0 \to S^{-1}A \to S^{-1}B \to S^{-1}C \to 0

is a short exact sequence of $S^{-1}R$ -modules.

Equivalently,

S^{-1}M \cong M \otimes_R S^{-1}R

(using tensor product ), so localization is exact because $S^{-1}R$ is a flat $R$ -module.
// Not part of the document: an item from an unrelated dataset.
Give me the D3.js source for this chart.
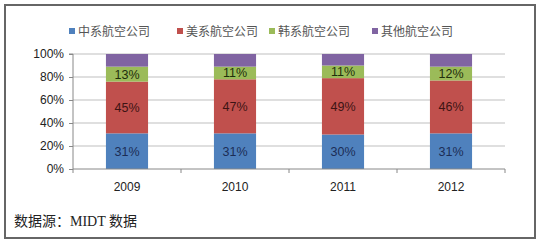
<!DOCTYPE html>
<html><head><meta charset="utf-8">
<script src="https://cdn.jsdelivr.net/npm/d3@7"></script>
<style>body{margin:0;background:#fff}svg{display:block}</style>
</head><body>
<svg id="c" width="540" height="242"></svg>
<script>
const years = ["2009","2010","2011","2012"];
const seriesNames = ["中系航空公司","美系航空公司","韩系航空公司","其他航空公司"];
const china = [31,31,30,31];
const usa = [45,47,49,46];
const korea = [13,11,11,12];
const other = [11,11,10,11];
const yTicks = [0,20,40,60,80,100];

const colors = ["#4F81BD","#C0504D","#9BBB59","#8064A2"];
const labelColors = ["#1c2d55","#3d1414","#1f2e0c",null];
const svg = d3.select("#c");

svg.append("rect").attr("x",5).attr("y",5).attr("width",530).attr("height",233)
  .attr("fill","#fff").attr("stroke","#666").attr("stroke-width",2);

const L=73, R=505, T=54, B=169;
const x = d3.scaleBand().domain(years).range([L,R]).paddingInner(0.61).paddingOuter(0.305);
const y = d3.scaleLinear().domain([0,100]).range([B,T]);

// gridlines
svg.append("g").selectAll("line").data(yTicks.filter(d=>d>0)).join("line")
  .attr("x1",L).attr("x2",R).attr("y1",d=>y(d)).attr("y2",d=>y(d))
  .attr("stroke","#bfbfbf").attr("stroke-width",1);

const data = years.map((yr,i)=>({year:yr, vals:[china[i],usa[i],korea[i],other[i]]}));
const stackData = years.map((yr,i)=>{const o={year:yr}; seriesNames.forEach((s,j)=>o[s]=[china,usa,korea,other][j][i]); return o;});
const stack = d3.stack().keys(seriesNames)(stackData);

const g = svg.append("g");
stack.forEach((layer,j)=>{
  g.selectAll(null).data(layer).join("rect")
    .attr("x",d=>x(d.data.year)).attr("width",x.bandwidth())
    .attr("y",d=>y(Math.min(d[1],100))).attr("height",d=>y(d[0])-y(Math.min(d[1],100)))
    .attr("fill",colors[j]);
  if(labelColors[j]){
    g.selectAll(null).data(layer).join("text")
      .attr("x",d=>x(d.data.year)+x.bandwidth()/2)
      .attr("y",d=>(y(d[0])+y(d[1]))/2)
      .attr("dy","0.36em").attr("text-anchor","middle")
      .attr("font-family","Liberation Sans, Arial, sans-serif").attr("font-size",12.5)
      .attr("fill",labelColors[j]).text(d=>(d[1]-d[0])+"%");
  }
});

// y axis
const ya = svg.append("g").attr("transform",`translate(${L},0)`)
  .call(d3.axisLeft(y).tickValues(yTicks).tickFormat(d=>d+"%").tickSize(4).tickPadding(5));
ya.select(".domain").attr("stroke","#888").attr("d",`M-4,${T}H0V${B}`);
ya.selectAll(".tick line").attr("stroke","#888");
ya.selectAll("text").attr("font-family","Liberation Sans, Arial, sans-serif").attr("font-size",12).attr("fill","#222");

// x axis
const xa = svg.append("g").attr("transform",`translate(0,${B})`);
xa.append("line").attr("x1",L).attr("x2",R).attr("stroke","#888");
const step = x.step();
const bounds = d3.range(years.length+1).map(i=>L+i*(R-L)/years.length);
xa.selectAll(".tk").data(bounds).join("line").attr("x1",d=>d).attr("x2",d=>d).attr("y1",0).attr("y2",4).attr("stroke","#888");
xa.selectAll(".lb").data(years).join("text")
  .attr("x",d=>x(d)+x.bandwidth()/2).attr("y",22).attr("text-anchor","middle")
  .attr("font-family","Liberation Sans, Arial, sans-serif").attr("font-size",12).attr("fill","#222").text(d=>d);

// legend
const legX = [69,177,269,372];
const lg = svg.append("g");
seriesNames.forEach((s,j)=>{
  lg.append("rect").attr("x",legX[j]).attr("y",28).attr("width",6).attr("height",6).attr("fill",colors[j]);
  lg.append("text").attr("x",legX[j]+9).attr("y",35.5).attr("font-family","Noto Sans CJK SC, sans-serif")
    .attr("font-size",12).attr("fill","#555").text(s);
});

// source
svg.append("text").attr("x",14).attr("y",226).attr("font-family","Liberation Serif, Noto Sans CJK SC, serif")
  .attr("font-size",14).attr("fill","#222").text("数据源：MIDT 数据");
</script>
</body></html>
Killing torsion away from a prime.
The sequence
$0 \to \mathbb Z \xrightarrow{\cdot n} \mathbb Z \to \mathbb Z/n\mathbb Z \to 0$
is exact. Localize at the prime $p$ (i.e. take $S=\mathbb Z\setminus p\mathbb Z$ , giving $\mathbb Z_{(p)}$ ).
If $p\nmid n$ , then $n$ becomes a unit in $\mathbb Z_{(p)}$ , so multiplication by $n$ is an isomorphism after localization. Exactness forces
$(\mathbb Z/n\mathbb Z)_{(p)} = 0.$
Localizing at an element makes it invertible.
In $R=k[x]$ , the sequence
$0 \to R \xrightarrow{\cdot x} R \to R/(x) \to 0$
is exact. Localize at $S=\{1,x,x^2,\dots\}$ , obtaining $R_x$ .
Since $x$ is a unit in $R_x$ , the map $\cdot x: R_x\to R_x$ is an isomorphism, so exactness gives
$(R/(x))_x = 0.$
Injectivity can be checked after localization (common use).
If $f:M\to N$ is a map of $R$ -modules and $S^{-1}f$ is injective, then $\ker(f)$ localizes to $0$ .
Exactness identifies $\ker(S^{-1}f)=S^{-1}\ker(f)$ , so injectivity after localization is equivalent to $\ker(f)$ being “ $S$ -torsion” (every element killed by some $s\in S$ ).